DreamWorks had been the other bidder for the film, but Miramax and Warners have a history with Scorsese, with WB making “Mean Streets,” “Alice Doesn’t Live Here Anymore,” “After Hours” and “Goodfellas.” The studio also had an option with the director.

Forward Pass partners Michael Mann and Sandy Climan will produce “The Aviator.” Charles Evans Jr. will be a producer with IEG’s King and DiCaprio; Scorsese may take exec producer credit. Miramax will supervise production with IEG, and Weinstein will bring on execs Colin Vaines and Rick Schwartz, who got co-executive producer credit on “Gangs.”

Even though Scorsese agreed last January to direct “The Aviator,” financing was left up in the air until Scorsese finished “Gangs.” The WB/Miramax bid emerged last week, and talks accelerated after a glitzy Gotham premiere on Monday.

Scorsese has been sweet on John Logan’s “Hughes” script since Mann asked him to read it in January. Mann expected to direct it himself with DiCaprio starring but wanted a biopic break after directing “Ali” and “The Insider.”

Mann, who owned the script, decided to step aside. The first director he showed it to was Scorsese.

The script begins as a young Hughes directs one of Scorsese’s favorite films, “Hell’s Angels.” Hughes was so obsessed with perfection in the aerial sequences that he waits forever for perfect conditions, right down to cloud formations. His obsessions with aviation, moviemaking and women fascinated Scorsese.


“The Aviator” ends in 1946, when Hughes was still a dashing young man and romancing actresses like Ava Gardner and Katharine Hepburn, romances that will be depicted in the film.

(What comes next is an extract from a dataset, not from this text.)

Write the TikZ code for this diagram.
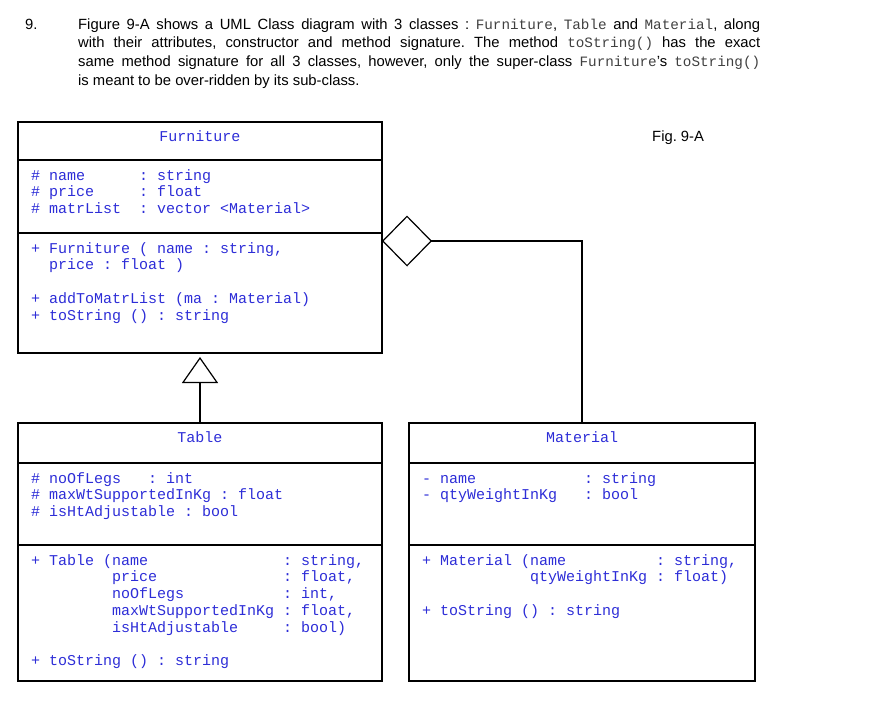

A Castle Rock-based rival Hughes pic to be written and directed by Chris Nolan for Jim Carrey will cover the industrialist’s rise and descent to reclusive germophobe. That film’s based on the Richard Hack’s New Millennium book “Hughes: The Private Diaries, Memos and Letters,” and will be produced by Carrey, Nolan and Scott Steindorff, with Michael Viner and Deborah Raffin exec producing.

DiCaprio’s repped by the Firm’s Rick Yorn and attorney Steve Warren, with Yorn repping Scorsese as well.